[Rows from a dataset of charts and code]
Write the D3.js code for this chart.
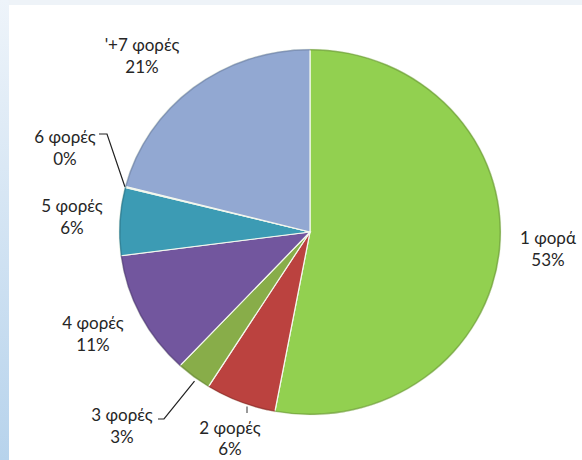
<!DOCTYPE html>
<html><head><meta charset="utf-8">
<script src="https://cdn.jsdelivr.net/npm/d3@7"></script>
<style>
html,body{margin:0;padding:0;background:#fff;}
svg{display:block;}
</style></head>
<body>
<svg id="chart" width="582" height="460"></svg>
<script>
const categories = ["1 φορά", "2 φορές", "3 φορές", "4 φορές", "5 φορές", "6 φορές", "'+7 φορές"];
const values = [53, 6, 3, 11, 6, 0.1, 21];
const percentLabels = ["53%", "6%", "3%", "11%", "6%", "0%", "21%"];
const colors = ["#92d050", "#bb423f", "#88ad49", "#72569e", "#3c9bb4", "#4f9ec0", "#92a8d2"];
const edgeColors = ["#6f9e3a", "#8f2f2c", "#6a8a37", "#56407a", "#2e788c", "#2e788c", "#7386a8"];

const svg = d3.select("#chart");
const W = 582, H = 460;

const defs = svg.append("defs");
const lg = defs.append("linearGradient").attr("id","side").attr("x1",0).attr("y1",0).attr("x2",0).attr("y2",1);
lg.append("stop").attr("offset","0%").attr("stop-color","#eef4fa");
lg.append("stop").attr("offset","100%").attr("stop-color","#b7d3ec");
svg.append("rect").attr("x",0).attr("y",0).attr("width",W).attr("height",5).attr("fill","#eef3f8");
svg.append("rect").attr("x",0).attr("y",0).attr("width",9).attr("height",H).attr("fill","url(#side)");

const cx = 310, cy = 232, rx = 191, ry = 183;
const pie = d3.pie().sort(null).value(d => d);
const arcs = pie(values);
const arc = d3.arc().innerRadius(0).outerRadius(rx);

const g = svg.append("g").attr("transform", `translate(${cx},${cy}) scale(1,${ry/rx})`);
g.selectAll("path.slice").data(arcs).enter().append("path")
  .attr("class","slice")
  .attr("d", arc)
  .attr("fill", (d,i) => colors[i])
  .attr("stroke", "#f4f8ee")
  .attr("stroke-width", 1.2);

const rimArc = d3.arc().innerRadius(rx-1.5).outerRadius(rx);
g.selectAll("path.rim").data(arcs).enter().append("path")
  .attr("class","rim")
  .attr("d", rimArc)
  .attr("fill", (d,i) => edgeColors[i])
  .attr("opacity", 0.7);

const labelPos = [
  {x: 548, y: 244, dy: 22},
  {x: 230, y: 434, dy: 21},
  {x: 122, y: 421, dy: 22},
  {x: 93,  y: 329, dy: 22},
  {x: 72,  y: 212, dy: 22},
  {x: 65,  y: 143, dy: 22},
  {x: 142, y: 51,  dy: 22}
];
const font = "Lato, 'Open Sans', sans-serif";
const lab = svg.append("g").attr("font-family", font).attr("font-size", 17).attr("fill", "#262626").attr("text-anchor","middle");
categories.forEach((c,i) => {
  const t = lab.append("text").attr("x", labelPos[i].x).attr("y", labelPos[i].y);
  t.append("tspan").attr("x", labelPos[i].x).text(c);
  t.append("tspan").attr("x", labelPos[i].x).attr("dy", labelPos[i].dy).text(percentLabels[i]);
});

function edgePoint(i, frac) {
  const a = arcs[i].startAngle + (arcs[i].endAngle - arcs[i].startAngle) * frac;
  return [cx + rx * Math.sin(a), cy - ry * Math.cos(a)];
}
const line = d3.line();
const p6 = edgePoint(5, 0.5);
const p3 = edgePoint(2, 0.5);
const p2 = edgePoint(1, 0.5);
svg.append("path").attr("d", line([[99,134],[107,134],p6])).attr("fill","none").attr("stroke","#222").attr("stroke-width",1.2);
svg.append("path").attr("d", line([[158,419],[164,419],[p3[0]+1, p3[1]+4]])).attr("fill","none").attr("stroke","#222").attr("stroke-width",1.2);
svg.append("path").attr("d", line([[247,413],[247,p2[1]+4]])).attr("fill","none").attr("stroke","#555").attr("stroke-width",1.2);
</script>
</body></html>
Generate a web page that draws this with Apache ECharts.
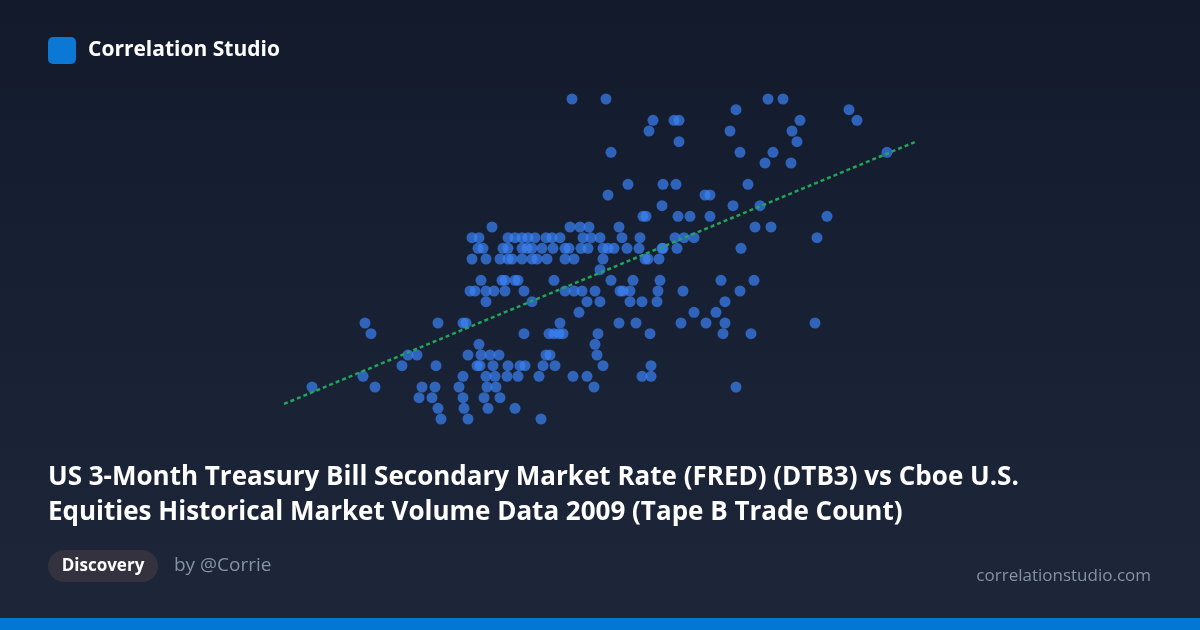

What you will do: Transcribe the records above exactly, leaving out every picture.

Solution to the problem:
Write the D3.js code for this chart.
<!DOCTYPE html>
<html><head><meta charset="utf-8">
<script src="https://cdn.jsdelivr.net/npm/d3@7"></script>
<style>
html,body{margin:0;padding:0;background:#fff;}
svg{display:block;}
</style></head>
<body>
<svg id="chart" width="582" height="460"></svg>
<script>
const categories = ["1 φορά", "2 φορές", "3 φορές", "4 φορές", "5 φορές", "6 φορές", "'+7 φορές"];
const values = [53, 6, 3, 11, 6, 0.1, 21];
const percentLabels = ["53%", "6%", "3%", "11%", "6%", "0%", "21%"];
const colors = ["#92d050", "#bb423f", "#88ad49", "#72569e", "#3c9bb4", "#4f9ec0", "#92a8d2"];
const edgeColors = ["#6f9e3a", "#8f2f2c", "#6a8a37", "#56407a", "#2e788c", "#2e788c", "#7386a8"];

const svg = d3.select("#chart");
const W = 582, H = 460;

const defs = svg.append("defs");
const lg = defs.append("linearGradient").attr("id","side").attr("x1",0).attr("y1",0).attr("x2",0).attr("y2",1);
lg.append("stop").attr("offset","0%").attr("stop-color","#eef4fa");
lg.append("stop").attr("offset","100%").attr("stop-color","#b7d3ec");
svg.append("rect").attr("x",0).attr("y",0).attr("width",W).attr("height",5).attr("fill","#eef3f8");
svg.append("rect").attr("x",0).attr("y",0).attr("width",9).attr("height",H).attr("fill","url(#side)");

const cx = 310, cy = 232, rx = 191, ry = 183;
const pie = d3.pie().sort(null).value(d => d);
const arcs = pie(values);
const arc = d3.arc().innerRadius(0).outerRadius(rx);

const g = svg.append("g").attr("transform", `translate(${cx},${cy}) scale(1,${ry/rx})`);
g.selectAll("path.slice").data(arcs).enter().append("path")
  .attr("class","slice")
  .attr("d", arc)
  .attr("fill", (d,i) => colors[i])
  .attr("stroke", "#f4f8ee")
  .attr("stroke-width", 1.2);

const rimArc = d3.arc().innerRadius(rx-1.5).outerRadius(rx);
g.selectAll("path.rim").data(arcs).enter().append("path")
  .attr("class","rim")
  .attr("d", rimArc)
  .attr("fill", (d,i) => edgeColors[i])
  .attr("opacity", 0.7);

const labelPos = [
  {x: 548, y: 244, dy: 22},
  {x: 230, y: 434, dy: 21},
  {x: 122, y: 421, dy: 22},
  {x: 93,  y: 329, dy: 22},
  {x: 72,  y: 212, dy: 22},
  {x: 65,  y: 143, dy: 22},
  {x: 142, y: 51,  dy: 22}
];
const font = "Lato, 'Open Sans', sans-serif";
const lab = svg.append("g").attr("font-family", font).attr("font-size", 17).attr("fill", "#262626").attr("text-anchor","middle");
categories.forEach((c,i) => {
  const t = lab.append("text").attr("x", labelPos[i].x).attr("y", labelPos[i].y);
  t.append("tspan").attr("x", labelPos[i].x).text(c);
  t.append("tspan").attr("x", labelPos[i].x).attr("dy", labelPos[i].dy).text(percentLabels[i]);
});

function edgePoint(i, frac) {
  const a = arcs[i].startAngle + (arcs[i].endAngle - arcs[i].startAngle) * frac;
  return [cx + rx * Math.sin(a), cy - ry * Math.cos(a)];
}
const line = d3.line();
const p6 = edgePoint(5, 0.5);
const p3 = edgePoint(2, 0.5);
const p2 = edgePoint(1, 0.5);
svg.append("path").attr("d", line([[99,134],[107,134],p6])).attr("fill","none").attr("stroke","#222").attr("stroke-width",1.2);
svg.append("path").attr("d", line([[158,419],[164,419],[p3[0]+1, p3[1]+4]])).attr("fill","none").attr("stroke","#222").attr("stroke-width",1.2);
svg.append("path").attr("d", line([[247,413],[247,p2[1]+4]])).attr("fill","none").attr("stroke","#555").attr("stroke-width",1.2);
</script>
</body></html>
Generate a web page that draws this with Apache ECharts.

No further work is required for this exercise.